Some mayors and ministers are even using it to track their officials’ performance. Minister of Law Yasonna Laoly and Bandung City Mayor Ridwan Kamil both monitor Lapor themselves, warning officials when a complaint is not responded to.
Cities which have their own complaints systems, like Jakarta’s Qlue app, can also benefit from the scheme. Last week, Jakarta’s Governor said that residents from neighbouring cities are sending complaints through Qlue, but Jakarta cannot respond to these.
This is where Lapor comes in, Sesunan said: “One of its functions is to become a hub to bridge various complaint handling systems”. The intention is “not to cut the innovation that comes from local governments, like Qlue”, but to help improve them.
Non-government organisations use it to monitor corruption cases reported to the Attorney General, Sesunan said. Lapor’s systems have also been integrated with Kawal Menteri, an initiative by volunteers to track government projects and rate ministerial performance.
The unit publishes its data on data.go.id every six months for anyone to use. This is “not really up to date”, Sesunan admits, but those interested can email the team for the latest data.
The difficult part
The “No Wrong Door” policy will only work if all ministries, provinces and cities buy into the scheme. Which is why Lapor has a place in President Joko Widodo’s office, to get commitment from every agency in the government. All Indonesian ministries are now connected to it.

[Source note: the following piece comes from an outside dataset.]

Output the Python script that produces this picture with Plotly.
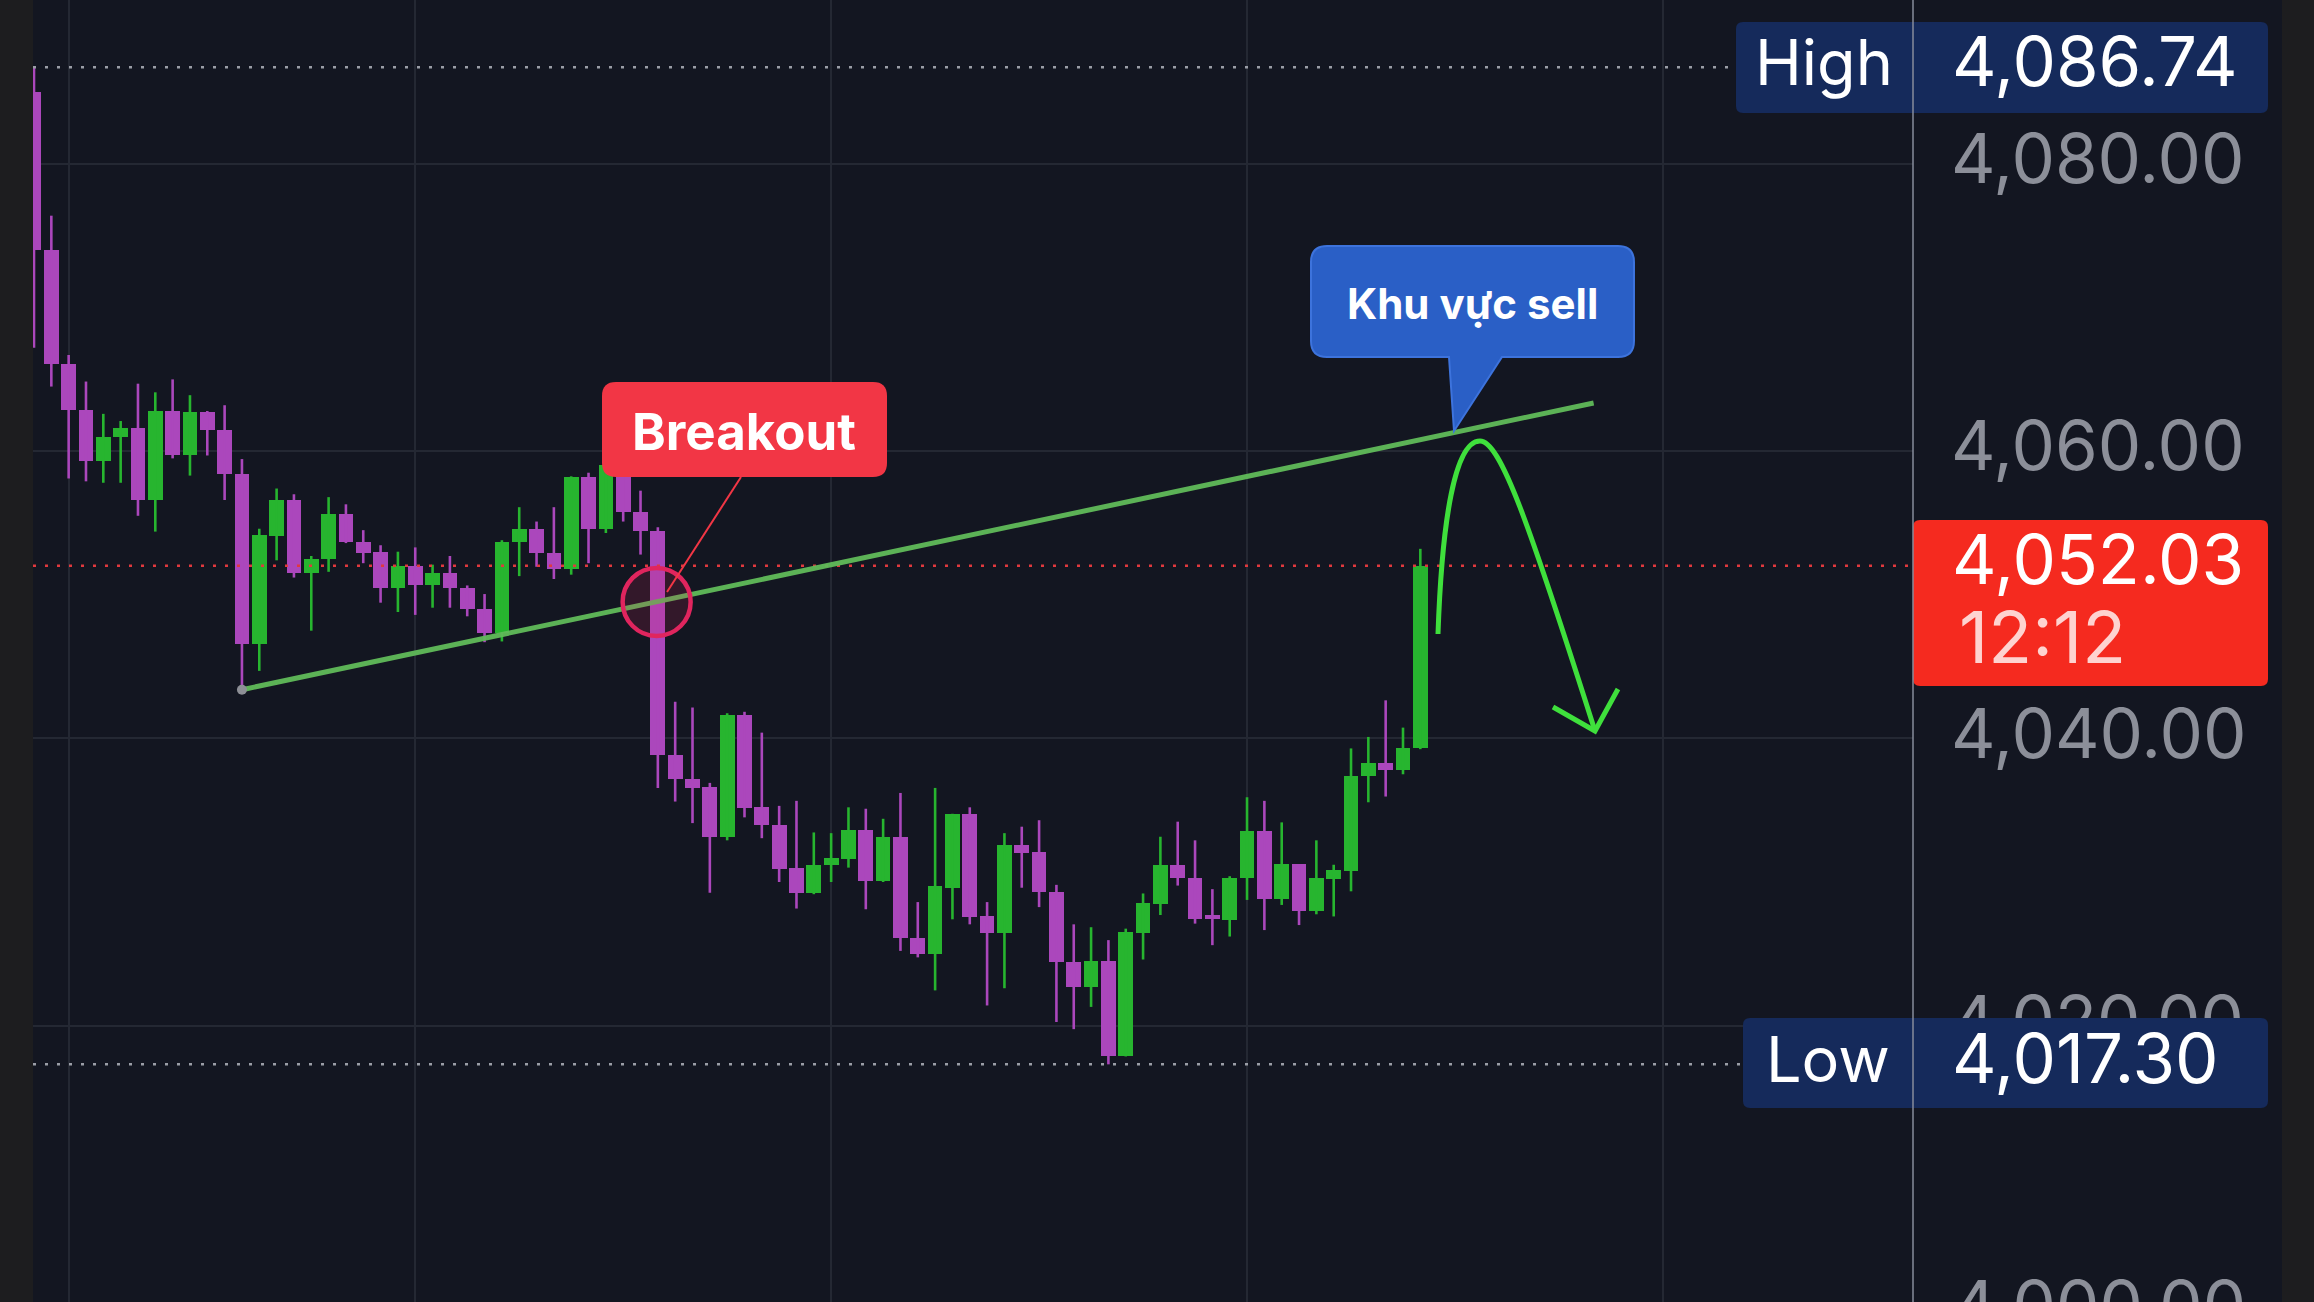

While it has seen success in the central government, more progress is needed in provinces and cities. Only 6 out of over 500 local governments (provinces, cities and regencies) are using the service: Jakarta, Bandung, Indragiri Hulu, Bojonegoro, Gorontalo and Parigi Moutong, Sesunan said.
Technology and money are the least of the problems here. Lapor runs on a cloud system - officials can access it by just signing up with their email and it requires no additional budget, he explained. “Technically if I have the email addresses of the liaison officers, I can connect all government institutions in Indonesia right now,” he added.
The main reason is a lack of support from senior officials in agencies, he believes. “Not all high level officials give attention to complaint handling mechanisms.” In agencies where a senior official is involved in the project, there is more commitment towards it. “We are worried that when there is no commitment, the public trust in the system will go down,” he added.
[blockquote] “We are worried that when there is no commitment, the public trust in the system will go down.” [/blockquote]
Sesunan’s team has another four years to make Lapor a national complaints system. This year they have a target to bring in 30 local governments.
The team is piloting in provinces first to cover ground faster, Sesunan said. The province in turn will invite its cities and regencies to connect.
Sesunan spent the last few weeks visiting provinces and had some success. Six new provinces agreed to come on board - Aceh, West Sumatra, West Java, Yogyakarta, Bali and South Sulawesi.
Just five years ago, Indonesians had no easy way to send feedback to their government. Now from Sumatra to Sulawesi, Lapor is helping answer hundreds of complaints every day. If it can bring in more cities and provinces, it could have a power effect on public services in Indonesia.